4.1 I have attended the registered address of the Respondent on three occasions, . . .

4.2 The address upon which I sought to effect delivery was 7 Patton Street, Duncanville;

4.3 The area appeared to be secured by security personnel;

4.4 I confirm that there were no visual sign boards on the premises depicting the respondent’s, name. As a consequence I left the section 345 notice with the security guard at the gate, who accepted receipt thereof on the Respondent’s behalf.”

[27] The above approach in my view does not assist the case of the applicant in as far as service is concerned because it is not in line with the basic principle of motion proceedings that a party needs to make out its case either in the founding or  the answering affidavit. However, even in the second affidavit Ms Human still does not identify the security guard. There is no averment that the security guard is an employee of the respondent or the premises he was guarding is the physical address of the respondent.

[28] In my view, based on the above, far from strict compliance with the requirements of proper service of the s 345 notice, the applicant has failed to comply with the provision of adequate service substantially. I am therefore in agreement with the respondent that the applicant’s application was fatally defective and would ordinarily have been unsuccessful had it proceeded with the application.

[29] In the circumstance the proposition of the applicant that it was a successful party and thus entitled to costs is unsustainable.

[30] As concerning the issue of costs the respondent contended that appropriate costs in the circumstance would be punitive based on the scale as between attorney and client. 
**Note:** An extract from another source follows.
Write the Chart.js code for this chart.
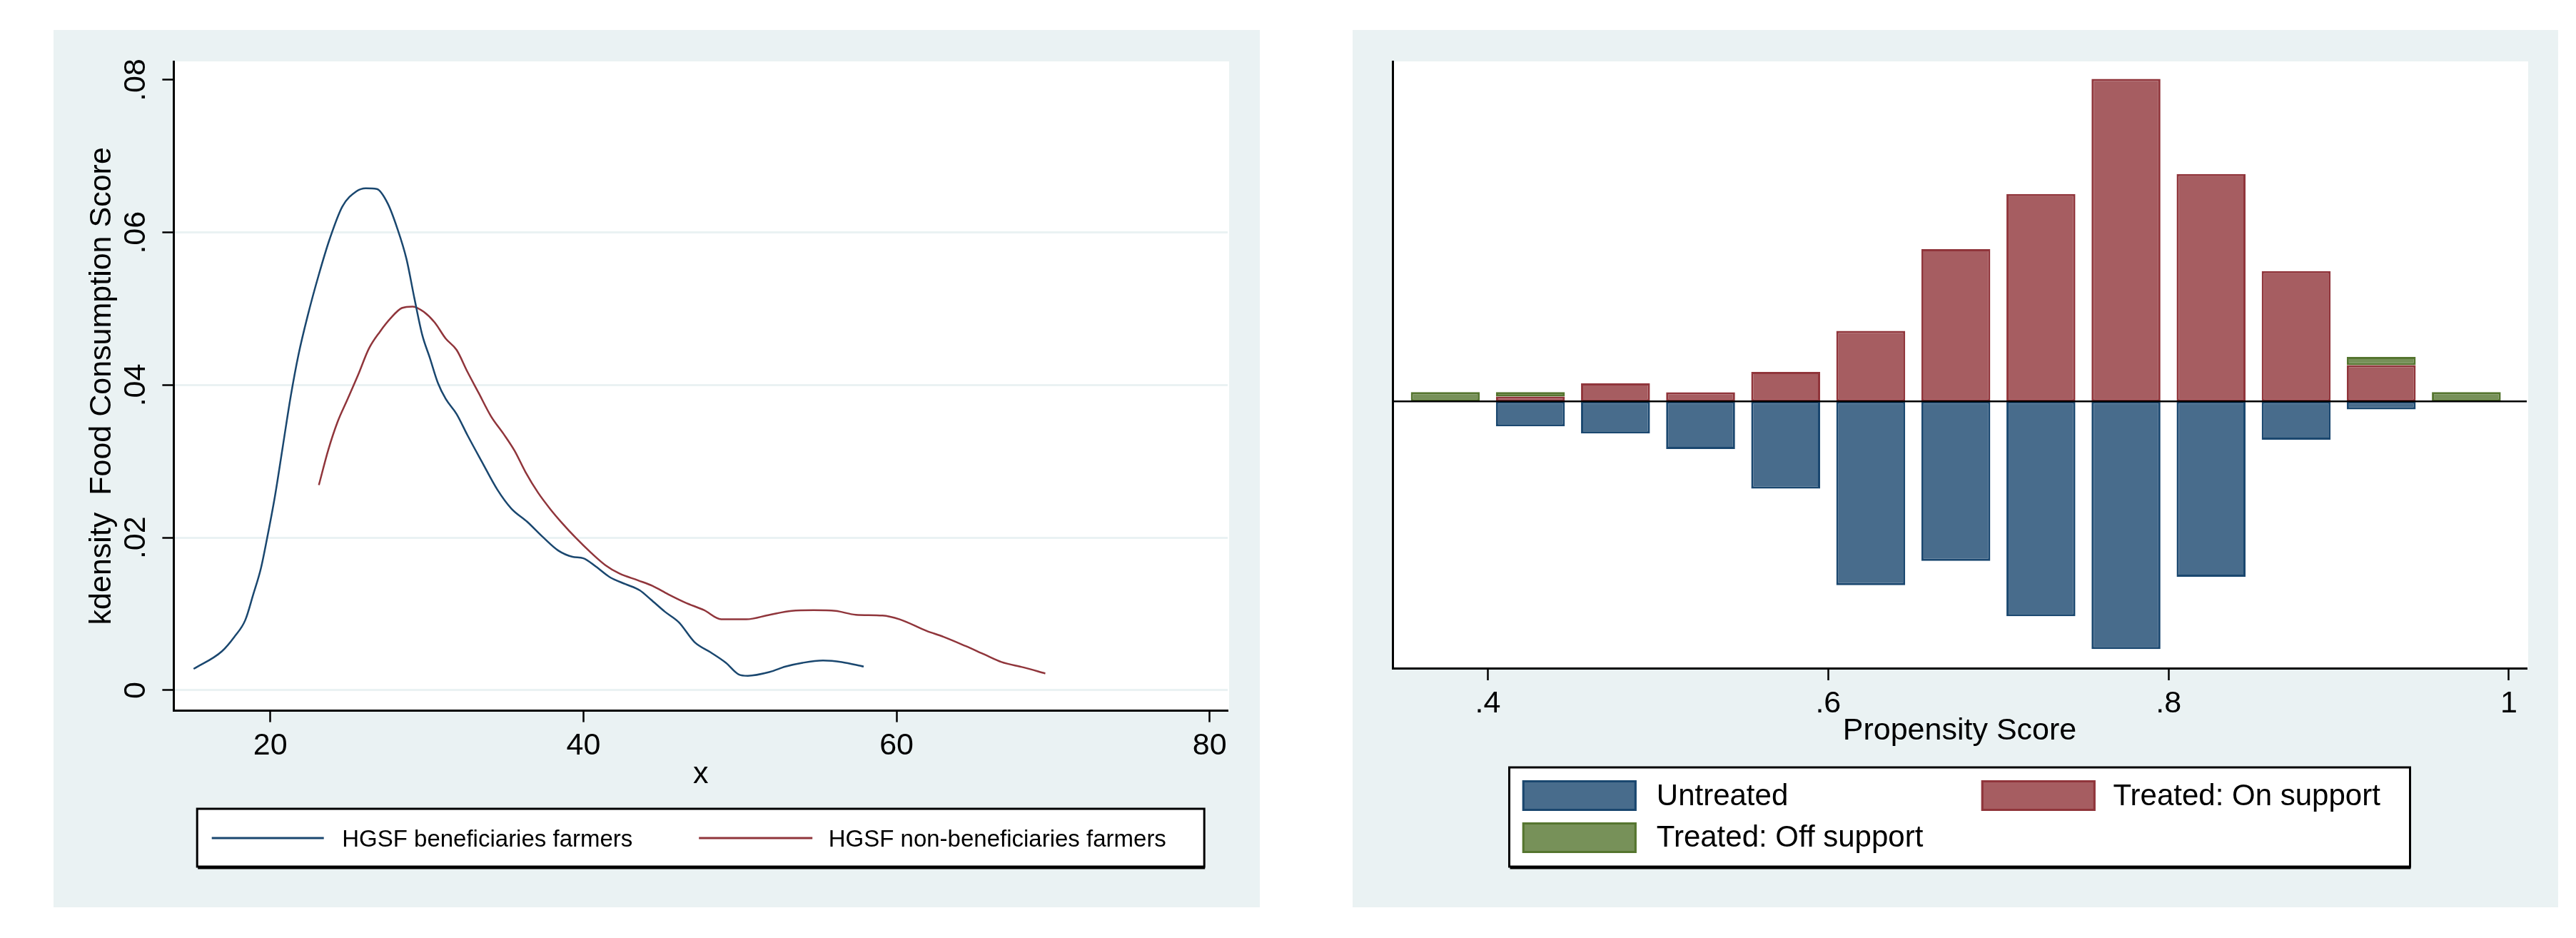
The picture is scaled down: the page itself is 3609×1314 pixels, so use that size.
<!DOCTYPE html>
<html><head><meta charset="utf-8">
<script src="https://cdn.jsdelivr.net/npm/chart.js@4.4.0/dist/chart.umd.min.js"></script>
<style>
html,body{margin:0;padding:0;background:#fff;width:3609px;height:1314px;overflow:hidden}
.panel{position:absolute;background:#EAF2F3}
#p1{left:75px;top:42px;width:1690px;height:1229px}
#p2{left:1895px;top:42px;width:1689px;height:1229px}
canvas{display:block}
</style></head><body>
<div class="panel" id="p1"><canvas id="c1" width="1690" height="1229"></canvas></div>
<div class="panel" id="p2"><canvas id="c2" width="1689" height="1229"></canvas></div>
<script>
// ---------- Left chart data (kernel densities) ----------
const kdXTicks = [20, 40, 60, 80];
const kdXTickLabels = ['20', '40', '60', '80'];
const kdYTicks = [0, 0.02, 0.04, 0.06, 0.08];
const kdYTickLabels = ['0', '.02', '.04', '.06', '.08'];
const seriesNames = ['HGSF beneficiaries farmers', 'HGSF non-beneficiaries farmers'];

const benX = [15.1,16.9,17.7,18.4,18.9,19.4,19.8,20.3,20.8,21.3,21.8,22.4,23.1,23.8,24.6,25.5,26.1,26.8,27.5,28.1,28.7,29.2,29.7,30.2,30.7,31.2,31.9,32.6,33.5,34.5,35.4,36.4,37.4,38.4,39.3,40.0,40.8,41.7,42.7,43.6,44.3,45.2,46.1,47.1,48.1,49.1,49.9,50.5,51.9,52.9,54.0,55.3,56.5,57.9];
const benY = [.0028,.0051,.0070,.0092,.0125,.0160,.0200,.0255,.0320,.0385,.0440,.0492,.0545,.0592,.0634,.0654,.0658,.0657,.0638,.0606,.0565,.0514,.0466,.0435,.0403,.0382,.0362,.0334,.0300,.0263,.0238,.0221,.0201,.0183,.0175,.0173,.0162,.0148,.0139,.0131,.0119,.0103,.0089,.0063,.0050,.0036,.0021,.0019,.0024,.0031,.0036,.0039,.0037,.0031];

const nonX = [23.1,23.7,24.3,24.9,25.6,26.3,27.0,27.7,28.4,29.1,29.8,30.5,31.2,31.9,32.6,33.3,34.1,34.9,35.6,36.3,37.1,37.9,38.6,39.5,40.5,41.4,42.3,43.5,44.4,45.4,46.5,47.7,48.8,50.4,51.9,53.3,54.7,56.1,57.4,59.1,60.2,61.9,63.0,64.4,65.6,66.7,68.1,69.5];
const nonY = [.0269,.0315,.0352,.0380,.0413,.0448,.0470,.0488,.0501,.0503,.0496,.0482,.0461,.0446,.0417,.0390,.0359,.0336,.0314,.0286,.0259,.0237,.0220,.0200,.0180,.0164,.0153,.0144,.0137,.0126,.0115,.0105,.0093,.0093,.0099,.0104,.0105,.0104,.0099,.0098,.0093,.0078,.0070,.0058,.0047,.0037,.0030,.0022];

// ---------- Right chart data (propensity score histogram) ----------
const psBins = [0.375,0.425,0.475,0.525,0.575,0.625,0.675,0.725,0.775,0.825,0.875,0.925,0.975];
const untreated  = [null,-2.69,-3.46,-5.13,-9.4,-19.8,-17.2,-23.15,-26.7,-18.9,-4.13,-0.87,null];
const treatedOn  = [null,0.52,1.95,0.99,3.18,7.6,16.4,22.35,34.75,24.5,14.05,3.9,null];
const treatedOff = [1.0,0.48,null,null,null,null,null,null,null,null,null,0.9,1.0];
const psNames = ['Untreated', 'Treated: On support', 'Treated: Off support'];
const psXTicks = [0.4, 0.6, 0.8, 1.0];
const psXTickLabels = ['.4', '.6', '.8', '1'];

// ---------- styling ----------
const FONT = "'Liberation Sans', Arial, Helvetica, sans-serif";
Chart.defaults.font.family = FONT;
Chart.defaults.color = '#000';
const NAVY = 'rgb(26,71,111)', MAROON = 'rgb(144,53,59)', FOREST = 'rgb(85,117,47)';
const NAVY_F = 'rgb(72,108,140)', MAROON_F = 'rgb(166,93,97)', FOREST_F = 'rgb(119,145,89)';
const GRIDC = 'rgb(234,242,243)';

const whitePlot = {
  id: 'whitePlot',
  beforeDraw(c) {
    const a = c.chartArea, ctx = c.ctx;
    ctx.save(); ctx.fillStyle = '#fff';
    ctx.fillRect(a.left, a.top, a.right - a.left + 2, a.bottom - a.top);
    ctx.restore();
  }
};

const rotYLabels = {
  id: 'rotYLabels',
  afterDraw(c) {
    const s = c.scales.y, ctx = c.ctx;
    ctx.save();
    ctx.font = '43px ' + FONT; ctx.fillStyle = '#000';
    ctx.textAlign = 'center'; ctx.textBaseline = 'middle';
    kdYTicks.forEach((v, i) => {
      const y = s.getPixelForValue(v);
      ctx.save(); ctx.translate(s.right - 52.7, y); ctx.rotate(-Math.PI / 2);
      ctx.fillText(kdYTickLabels[i], 0, 0); ctx.restore();
    });
    ctx.restore();
  }
};

function drawBox(ctx, L, T, w, h) {
  ctx.fillStyle = '#fff'; ctx.fillRect(L, T, w, h);
  ctx.strokeStyle = '#000'; ctx.lineWidth = 3; ctx.strokeRect(L, T, w, h);
  ctx.fillStyle = '#000'; ctx.fillRect(L + 1, T + h + 1, w, 2.5);
}

const kdLegend = {
  id: 'kdLegend',
  afterDraw(c) {
    const ctx = c.ctx, a = c.chartArea;
    const w = 1411, h = 81;
    const L = (a.left + a.right) / 2 - w / 2, T = 1091;
    ctx.save();
    drawBox(ctx, L, T, w, h);
    const items = [{l0: 20.5, l1: 177.5, t: 203}, {l0: 703, l1: 862, t: 884.5}];
    c.data.datasets.forEach((ds, i) => {
      const it = items[i];
      ctx.strokeStyle = ds.borderColor; ctx.lineWidth = 3;
      ctx.beginPath(); ctx.moveTo(L + it.l0, T + 41); ctx.lineTo(L + it.l1, T + 41); ctx.stroke();
      ctx.fillStyle = '#000'; ctx.font = '33px ' + FONT;
      ctx.textAlign = 'left'; ctx.textBaseline = 'middle';
      ctx.fillText(ds.label, L + it.t, T + 44);
    });
    ctx.restore();
  }
};

const zeroLine = {
  id: 'zeroLine',
  afterDatasetsDraw(c) {
    const a = c.chartArea, ctx = c.ctx, y = c.scales.y.getPixelForValue(0);
    ctx.save(); ctx.strokeStyle = '#000'; ctx.lineWidth = 2.5;
    ctx.beginPath(); ctx.moveTo(a.left, y); ctx.lineTo(a.right, y); ctx.stroke();
    ctx.restore();
  }
};

const psLegend = {
  id: 'psLegend',
  afterDraw(c) {
    const ctx = c.ctx, a = c.chartArea;
    const w = 1262, h = 139;
    const L = (a.left + a.right) / 2 - w / 2, T = 1033;
    ctx.save();
    drawBox(ctx, L, T, w, h);
    const items = [{sx: 18.3, sy: 18, tx: 206.3, ty: 41}, {sx: 661.3, sy: 18, tx: 846, ty: 41}, {sx: 18.3, sy: 77, tx: 206.3, ty: 99}];
    c.data.datasets.forEach((ds, i) => {
      const it = items[i];
      ctx.fillStyle = ds.backgroundColor; ctx.fillRect(L + it.sx, T + it.sy, 160, 43);
      ctx.strokeStyle = ds.borderColor; ctx.lineWidth = 3;
      ctx.strokeRect(L + it.sx + 1.5, T + it.sy + 1.5, 157, 40);
      ctx.fillStyle = '#000'; ctx.font = '42px ' + FONT;
      ctx.textAlign = 'left'; ctx.textBaseline = 'middle';
      ctx.fillText(ds.label, L + it.tx, T + it.ty);
    });
    ctx.restore();
  }
};

// ---------- Left chart ----------
new Chart(document.getElementById('c1'), {
  type: 'line',
  data: {
    datasets: [
      {label: seriesNames[0], data: benX.map((x, i) => ({x, y: benY[i]})), borderColor: NAVY, borderWidth: 2.5, pointRadius: 0, fill: false, cubicInterpolationMode: 'monotone'},
      {label: seriesNames[1], data: nonX.map((x, i) => ({x, y: nonY[i]})), borderColor: MAROON, borderWidth: 2.5, pointRadius: 0, fill: false, cubicInterpolationMode: 'monotone'}
    ]
  },
  options: {
    responsive: false, animation: false, devicePixelRatio: 1,
    layout: {padding: {left: 0, top: 44, right: 45, bottom: 164.5}},
    plugins: {legend: {display: false}, tooltip: {enabled: false}},
    scales: {
      x: {
        type: 'linear', min: 13.83, max: 81.15, bounds: 'data',
        afterBuildTicks: s => { s.ticks = kdXTicks.map(v => ({value: v})); },
        ticks: {callback: v => kdXTickLabels[kdXTicks.indexOf(v)], font: {size: 43, lineHeight: 1}, padding: 12, color: '#000', maxRotation: 0, autoSkip: false},
        grid: {display: true, drawOnChartArea: false, drawTicks: true, tickLength: 16, tickColor: '#000', tickWidth: 2.5},
        border: {display: true, color: '#000', width: 3},
        title: {display: true, text: 'x', font: {size: 43, lineHeight: 1}, padding: 0, color: '#000'},
        afterFit: s => { s.height = 110.9; }
      },
      y: {
        type: 'linear', min: -0.00268, max: 0.08243, bounds: 'data',
        afterBuildTicks: s => { s.ticks = kdYTicks.map(v => ({value: v})); },
        ticks: {display: false},
        grid: {display: true, drawOnChartArea: true, drawTicks: true, color: ctx => (ctx.tick && ctx.tick.value >= 0.079) ? 'rgba(0,0,0,0)' : GRIDC, lineWidth: 3, tickLength: 16, tickColor: '#000', tickWidth: 2.5},
        border: {display: true, color: '#000', width: 3},
        title: {display: true, text: 'kdensity  Food Consumption Score', font: {size: 43, lineHeight: 1}, padding: {top: 46.5, bottom: 0}, color: '#000'},
        afterFit: s => { s.width = 168.4; }
      }
    }
  },
  plugins: [whitePlot, rotYLabels, kdLegend]
});

// ---------- Right chart ----------
new Chart(document.getElementById('c2'), {
  type: 'bar',
  data: {
    datasets: [
      {label: psNames[0], data: psBins.map((x, i) => ({x, y: untreated[i]})), backgroundColor: NAVY_F, borderColor: NAVY},
      {label: psNames[1], data: psBins.map((x, i) => ({x, y: treatedOn[i]})), backgroundColor: MAROON_F, borderColor: MAROON},
      {label: psNames[2], data: psBins.map((x, i) => ({x, y: treatedOff[i]})), backgroundColor: FOREST_F, borderColor: FOREST}
    ]
  },
  options: {
    responsive: false, animation: false, devicePixelRatio: 1,
    layout: {padding: {left: 0, top: 44, right: 44, bottom: 225.5}},
    plugins: {legend: {display: false}, tooltip: {enabled: false}},
    datasets: {bar: {borderWidth: 3, borderSkipped: false, barPercentage: 0.81, categoryPercentage: 1}},
    scales: {
      x: {
        type: 'linear', min: 0.344, max: 1.0105, bounds: 'data', offset: false, stacked: true,
        afterBuildTicks: s => { s.ticks = psXTicks.map(v => ({value: v})); },
        ticks: {callback: v => psXTickLabels[psXTicks.indexOf(v)], font: {size: 43, lineHeight: 1}, padding: 11.5, color: '#000', maxRotation: 0, autoSkip: false},
        grid: {display: true, offset: false, drawOnChartArea: false, drawTicks: true, tickLength: 17, tickColor: '#000', tickWidth: 2.5},
        border: {display: true, color: '#000', width: 3},
        title: {display: true, text: 'Propensity Score', font: {size: 43, lineHeight: 1}, padding: 0, color: '#000'},
        afterFit: s => { s.height = 109.5; }
      },
      y: {
        type: 'linear', min: -28.75, max: 36.64, bounds: 'data', stacked: true,
        ticks: {display: false},
        grid: {display: false},
        border: {display: true, color: '#000', width: 3},
        afterFit: s => { s.width = 56; }
      }
    }
  },
  plugins: [whitePlot, zeroLine, psLegend]
});
</script>
</body></html>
[31] In my view the facts and the circumstance in this matter point to the abuse of the insolvency procedure by the applicant. It was quite clear even from the submission of the applicant’s Counsel that this is a matter that could appropriately have been dealt with through action proceedings. In fact, that is precisely what the applicant has done. It issued summons claiming payment of the debts it alleges is due and owing by the respondent. The application was instituted as a means to compel and recover the debt from the respondent who had terminated its banking relationship with it. This fact weighs in even in relation to the general consideration of whether the applicant should held responsible for costs.  This conduct of the applicant is unacceptable and accordingly the court has to express its displeasure about it and discourage its repeat.  


Order

[32] In the premises, the following order is made:

1. The filing of the supplementary answering affidavit is condoned.

2. The winding-up application of the respondent is withdrawn.

3. The applicant is to pay the cost of the respondent on the scale as between attorney and client scale.

 

 

___________________

E Molahlehi

Judge of the High Court;

Johannesburg.

Representation:

For the Applicant: Adv J C Viljoen

Instructed by: Stupel and Berman Inc.

For the Respondent: J C Klopper

Instructed by: Innes Rupert Steenkamp Attorneys

Heard: 07 February 2018

Delivered: 26 April 2018

 


[1]  Germihuys v Douglas 1973 (3) SA 299 (NC)  and Sentraboer Korporasie Bpk v Maphaka 1981 (2) SA 814 (at 818.

[2] 1981 (1) SA 267 (W).

[3] (471/12) [2013] ZASCA 86; [2013] 3 All SA 605 (SCA); 2013 (5) SA 399 (SCA) (31 May 2013).  

[4] Ltd 2011 (3) SA 477 (KZP) para [15]

[5] The previous approach adopted in BP and JP Investments (Pty) Ltd v Hardroad (Pty) Ltd, was that strict compliance with the mode of service was required in effecting the service of s 345 notice.